A pair of penalties given away by Wolves could have proved the difference, but fortunately goalkeeper Phil Parkes [pictured below] saved one of the two spot kicks as the visitors took a 2-2 draw back to Molineux.
With the game on the line, Wolves took the lead within the first 60 seconds as Steve Daley took the record for what was then the quickest goal in European football. Frank Munro’s header put Wolves two goals to the good, but Ferencvaros came back into the tie.
Another penalty had the chance to put the visitors back on level terms, but Phil Parkes was the hero once again as Wolves held on to secure their place in a European cup final for the first time.

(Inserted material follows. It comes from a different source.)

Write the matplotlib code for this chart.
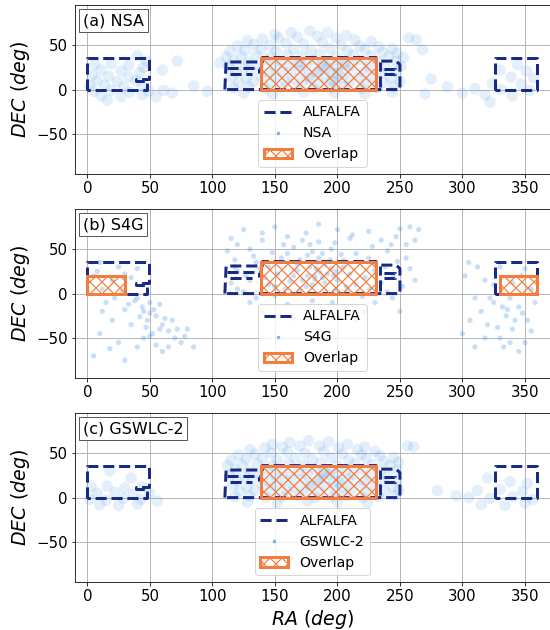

UEFA Cup | vs Tottenham Hotspur – 3rd May & 17th May 1972
The penultimate league game of the 1971/72 season, was also Wolves’ first European final, as Bill McGarry’s old gold took on Tottenham Hotspur over two legs. The first at Molineux was full of incident but took until the second-half for the opening goal to go in as Martin Chivers’ header put the visitors ahead.
Wolves levelled the game up through Jim McCalliog, who diverted a quickly taken free-kick into the net, but with two minutes remaining, Wolves’ hearts were broken by Chivers as he crashed home an unstoppable 25-yarder to give Spurs the advantage heading into the second leg.
At White Hart Lane, Wolves fell further behind in the first-half, but the gold and black refused to give in, and Dave Wagstaffe brought his side back to a one-goal deficit. In the second-half, Wolves laid siege to the home goal, and even had a Derek Dougan goal cruelly disallowed, but Spurs were able to hold on to their lead and lifted the cup.